Bearish pressure continue to reign for the US 10Y Treasury Note, even though weak economic numbers over the weekend should have driven yields higher. To be fair, 10Y prices did rally higher but the magnitude of the increase is minute compared to the slide seen in most risk correlated assets. For the most part, prices did not even manage to push clear away from the rebound high post NFP Friday, while the latest bullish push that promised some headway got snuffed out quickly, with prices falling down relatively sharply after hitting resistance in the form of the descending Channel Bottom. All this points to the fact that bears are currently in charge, and should risk-off sentiment dissipate, we could see strong bearish momentum rising.

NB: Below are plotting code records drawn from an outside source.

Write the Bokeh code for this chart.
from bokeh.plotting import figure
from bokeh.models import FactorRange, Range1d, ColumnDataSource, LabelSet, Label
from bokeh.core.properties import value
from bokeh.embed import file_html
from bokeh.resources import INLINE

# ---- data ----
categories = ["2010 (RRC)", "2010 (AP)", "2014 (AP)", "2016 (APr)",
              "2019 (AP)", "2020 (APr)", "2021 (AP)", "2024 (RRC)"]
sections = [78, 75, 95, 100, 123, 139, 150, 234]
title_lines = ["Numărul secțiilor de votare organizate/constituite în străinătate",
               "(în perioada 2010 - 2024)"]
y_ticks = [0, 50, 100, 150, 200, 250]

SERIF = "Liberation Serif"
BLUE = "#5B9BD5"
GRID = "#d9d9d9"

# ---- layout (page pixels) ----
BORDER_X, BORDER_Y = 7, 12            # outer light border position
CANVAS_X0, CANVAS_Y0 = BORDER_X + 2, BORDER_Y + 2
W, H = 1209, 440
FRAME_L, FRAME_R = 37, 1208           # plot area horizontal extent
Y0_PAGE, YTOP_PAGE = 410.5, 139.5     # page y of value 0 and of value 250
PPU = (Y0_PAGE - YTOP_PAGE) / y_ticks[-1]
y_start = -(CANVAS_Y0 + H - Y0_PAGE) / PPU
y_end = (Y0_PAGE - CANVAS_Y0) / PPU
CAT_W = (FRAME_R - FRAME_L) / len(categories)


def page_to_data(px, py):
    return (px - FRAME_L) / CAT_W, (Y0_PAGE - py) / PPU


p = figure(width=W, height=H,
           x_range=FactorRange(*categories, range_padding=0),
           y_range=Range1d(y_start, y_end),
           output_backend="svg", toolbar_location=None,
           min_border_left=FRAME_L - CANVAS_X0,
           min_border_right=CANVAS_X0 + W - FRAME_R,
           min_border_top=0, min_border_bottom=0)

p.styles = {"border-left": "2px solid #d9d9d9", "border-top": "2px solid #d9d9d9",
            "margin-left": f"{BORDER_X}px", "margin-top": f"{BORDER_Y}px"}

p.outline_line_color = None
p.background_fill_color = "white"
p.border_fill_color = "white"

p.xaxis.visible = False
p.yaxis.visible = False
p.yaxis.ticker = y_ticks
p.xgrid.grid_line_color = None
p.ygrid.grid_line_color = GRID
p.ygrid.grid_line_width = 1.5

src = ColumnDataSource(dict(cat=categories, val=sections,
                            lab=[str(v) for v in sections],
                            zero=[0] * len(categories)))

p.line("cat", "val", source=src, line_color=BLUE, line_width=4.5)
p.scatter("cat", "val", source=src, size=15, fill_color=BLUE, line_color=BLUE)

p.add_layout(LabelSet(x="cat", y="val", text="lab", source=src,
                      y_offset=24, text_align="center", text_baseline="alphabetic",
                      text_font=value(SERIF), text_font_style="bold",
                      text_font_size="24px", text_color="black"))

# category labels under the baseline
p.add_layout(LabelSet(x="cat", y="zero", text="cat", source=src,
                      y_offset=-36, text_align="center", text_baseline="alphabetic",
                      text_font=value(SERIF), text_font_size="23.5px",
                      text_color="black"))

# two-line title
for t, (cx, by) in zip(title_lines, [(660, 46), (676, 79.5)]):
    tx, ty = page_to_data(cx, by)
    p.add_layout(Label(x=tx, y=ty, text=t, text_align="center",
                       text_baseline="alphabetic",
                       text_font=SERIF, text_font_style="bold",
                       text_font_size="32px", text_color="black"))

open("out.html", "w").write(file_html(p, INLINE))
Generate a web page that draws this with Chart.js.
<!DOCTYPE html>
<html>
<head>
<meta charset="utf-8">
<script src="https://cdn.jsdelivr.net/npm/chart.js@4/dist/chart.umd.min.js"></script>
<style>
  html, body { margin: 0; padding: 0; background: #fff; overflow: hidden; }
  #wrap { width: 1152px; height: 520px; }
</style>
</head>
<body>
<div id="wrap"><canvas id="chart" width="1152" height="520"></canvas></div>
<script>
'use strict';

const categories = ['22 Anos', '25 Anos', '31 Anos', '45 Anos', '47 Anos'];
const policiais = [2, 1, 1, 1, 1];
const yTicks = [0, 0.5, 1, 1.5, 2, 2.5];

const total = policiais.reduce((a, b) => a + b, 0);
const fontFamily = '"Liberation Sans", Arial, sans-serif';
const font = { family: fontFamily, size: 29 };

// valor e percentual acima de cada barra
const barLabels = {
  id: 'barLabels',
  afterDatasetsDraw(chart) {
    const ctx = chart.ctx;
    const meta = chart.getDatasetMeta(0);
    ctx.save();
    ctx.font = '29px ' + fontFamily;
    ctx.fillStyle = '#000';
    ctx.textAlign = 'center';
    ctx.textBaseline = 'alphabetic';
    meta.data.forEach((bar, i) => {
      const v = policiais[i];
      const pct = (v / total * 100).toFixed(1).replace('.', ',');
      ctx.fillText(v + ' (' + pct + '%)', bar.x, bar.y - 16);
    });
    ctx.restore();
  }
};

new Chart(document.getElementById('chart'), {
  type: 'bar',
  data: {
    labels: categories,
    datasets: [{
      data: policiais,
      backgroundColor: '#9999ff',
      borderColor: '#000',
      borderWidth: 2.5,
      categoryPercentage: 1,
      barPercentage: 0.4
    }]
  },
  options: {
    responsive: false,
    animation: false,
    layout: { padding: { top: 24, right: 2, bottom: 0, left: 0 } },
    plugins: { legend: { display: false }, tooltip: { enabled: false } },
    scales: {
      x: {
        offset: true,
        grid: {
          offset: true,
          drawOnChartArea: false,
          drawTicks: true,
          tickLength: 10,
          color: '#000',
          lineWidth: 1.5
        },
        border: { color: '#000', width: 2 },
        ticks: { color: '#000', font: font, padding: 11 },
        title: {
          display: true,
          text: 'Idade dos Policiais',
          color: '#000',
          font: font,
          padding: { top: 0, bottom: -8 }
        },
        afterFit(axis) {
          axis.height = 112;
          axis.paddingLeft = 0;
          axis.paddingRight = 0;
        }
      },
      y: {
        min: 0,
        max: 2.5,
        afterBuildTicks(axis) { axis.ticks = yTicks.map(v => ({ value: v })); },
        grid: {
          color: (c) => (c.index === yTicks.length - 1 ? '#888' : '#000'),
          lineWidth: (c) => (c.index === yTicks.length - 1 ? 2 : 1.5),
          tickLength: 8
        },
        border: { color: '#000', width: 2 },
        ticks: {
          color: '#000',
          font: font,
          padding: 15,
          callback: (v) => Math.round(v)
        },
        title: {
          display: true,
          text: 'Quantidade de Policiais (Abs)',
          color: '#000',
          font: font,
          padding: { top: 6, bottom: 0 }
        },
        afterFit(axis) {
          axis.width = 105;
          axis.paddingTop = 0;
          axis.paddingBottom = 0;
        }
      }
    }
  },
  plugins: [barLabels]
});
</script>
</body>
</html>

Why the strong bearish sentiment though? The market is slowly coming to realize that the QE taper is here to stay, and this will naturally lead to lower Treasury prices (higher yields) in the near future. The Fed's Plosser affirmed this thinking today as well, saying that the hurdle for changing the pace of taper is high after stating that last Friday's NFP numbers was "encouraging". Whether we agree with Plosser's view that the NFP number is good (economists' consensus is that the US economy will need to produce 190K jobs each month consistently to pull itself out of this crisis), it is clear that the Fed will continue to taper unless the sky starts falling and that is not going to happen anytime soon.
Weekly Chart
What does this mean for long-term direction? 124.0 is an obvious bearish target for now, but over the longer-term we should be able to expect prices to break 124.0 support and head even lower which will translate to a break of 3.0% implied yield. Stochastic readings agree as well, and it is likely that the Stoch curve would have further space to run when 124.0 is broken. That being said, market sentiment is a very fickle thing. We have had 2 tests of 124.0 in the past 6 months which both ultimately failed. The 1st test is more understandable as the market was still relatively unsure whether Bernanke would really cut QE purchases during his final few months in charge. However, the 2nd failure is more inexplicable as tapering has already started. It is clear that 124.0 is a strong, significant line in the sand that bulls are defending to the death and we should not expect an easy fight in the near-term even though fundamentals support higher yields (lower prices) moving forward.